-- START Dataset content --
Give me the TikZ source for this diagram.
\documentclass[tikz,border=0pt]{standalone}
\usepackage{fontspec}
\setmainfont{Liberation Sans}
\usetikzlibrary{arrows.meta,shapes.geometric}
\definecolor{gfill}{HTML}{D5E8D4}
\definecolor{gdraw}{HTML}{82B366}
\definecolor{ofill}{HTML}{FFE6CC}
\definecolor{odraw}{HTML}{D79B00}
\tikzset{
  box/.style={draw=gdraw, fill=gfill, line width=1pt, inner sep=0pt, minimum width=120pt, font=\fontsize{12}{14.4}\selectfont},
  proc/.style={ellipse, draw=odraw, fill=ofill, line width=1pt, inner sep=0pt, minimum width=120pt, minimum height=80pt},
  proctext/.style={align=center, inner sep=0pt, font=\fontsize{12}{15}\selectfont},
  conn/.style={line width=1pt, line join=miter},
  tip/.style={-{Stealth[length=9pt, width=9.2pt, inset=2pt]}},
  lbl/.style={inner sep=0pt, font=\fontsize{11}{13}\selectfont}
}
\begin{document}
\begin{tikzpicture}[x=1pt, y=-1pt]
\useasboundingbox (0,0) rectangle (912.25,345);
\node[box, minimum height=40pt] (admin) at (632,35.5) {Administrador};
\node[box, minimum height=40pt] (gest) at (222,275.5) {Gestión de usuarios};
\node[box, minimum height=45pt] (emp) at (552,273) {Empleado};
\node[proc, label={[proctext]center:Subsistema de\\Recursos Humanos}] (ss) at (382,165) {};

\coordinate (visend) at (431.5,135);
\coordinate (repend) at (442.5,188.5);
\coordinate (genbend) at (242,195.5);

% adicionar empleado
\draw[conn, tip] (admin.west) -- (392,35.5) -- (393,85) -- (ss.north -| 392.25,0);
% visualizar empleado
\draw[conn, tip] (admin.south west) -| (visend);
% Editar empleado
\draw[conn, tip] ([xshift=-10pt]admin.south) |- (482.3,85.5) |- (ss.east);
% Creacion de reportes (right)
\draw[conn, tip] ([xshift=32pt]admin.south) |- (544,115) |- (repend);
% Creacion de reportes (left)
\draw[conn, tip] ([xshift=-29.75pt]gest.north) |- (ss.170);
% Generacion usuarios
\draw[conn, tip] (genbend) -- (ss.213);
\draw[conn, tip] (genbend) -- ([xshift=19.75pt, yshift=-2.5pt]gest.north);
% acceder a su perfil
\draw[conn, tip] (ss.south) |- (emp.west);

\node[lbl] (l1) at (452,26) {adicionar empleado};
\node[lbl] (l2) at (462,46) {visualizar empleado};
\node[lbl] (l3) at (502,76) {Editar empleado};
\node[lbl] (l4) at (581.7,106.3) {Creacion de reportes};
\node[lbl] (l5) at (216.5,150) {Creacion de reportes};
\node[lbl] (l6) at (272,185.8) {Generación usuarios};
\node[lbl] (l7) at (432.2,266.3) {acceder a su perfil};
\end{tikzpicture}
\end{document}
-- END Dataset content --
• **Given exercise**
Repeat, exactly and only, the lines from the beginning of the material through the line that contains "(genbend) at (242,195.5);".

• **Result of the exercise**
Give me the TikZ source for this diagram.
\documentclass[tikz,border=0pt]{standalone}
\usepackage{fontspec}
\setmainfont{Liberation Sans}
\usetikzlibrary{arrows.meta,shapes.geometric}
\definecolor{gfill}{HTML}{D5E8D4}
\definecolor{gdraw}{HTML}{82B366}
\definecolor{ofill}{HTML}{FFE6CC}
\definecolor{odraw}{HTML}{D79B00}
\tikzset{
  box/.style={draw=gdraw, fill=gfill, line width=1pt, inner sep=0pt, minimum width=120pt, font=\fontsize{12}{14.4}\selectfont},
  proc/.style={ellipse, draw=odraw, fill=ofill, line width=1pt, inner sep=0pt, minimum width=120pt, minimum height=80pt},
  proctext/.style={align=center, inner sep=0pt, font=\fontsize{12}{15}\selectfont},
  conn/.style={line width=1pt, line join=miter},
  tip/.style={-{Stealth[length=9pt, width=9.2pt, inset=2pt]}},
  lbl/.style={inner sep=0pt, font=\fontsize{11}{13}\selectfont}
}
\begin{document}
\begin{tikzpicture}[x=1pt, y=-1pt]
\useasboundingbox (0,0) rectangle (912.25,345);
\node[box, minimum height=40pt] (admin) at (632,35.5) {Administrador};
\node[box, minimum height=40pt] (gest) at (222,275.5) {Gestión de usuarios};
\node[box, minimum height=45pt] (emp) at (552,273) {Empleado};
\node[proc, label={[proctext]center:Subsistema de\\Recursos Humanos}] (ss) at (382,165) {};

\coordinate (visend) at (431.5,135);
\coordinate (repend) at (442.5,188.5);
\coordinate (genbend) at (242,195.5);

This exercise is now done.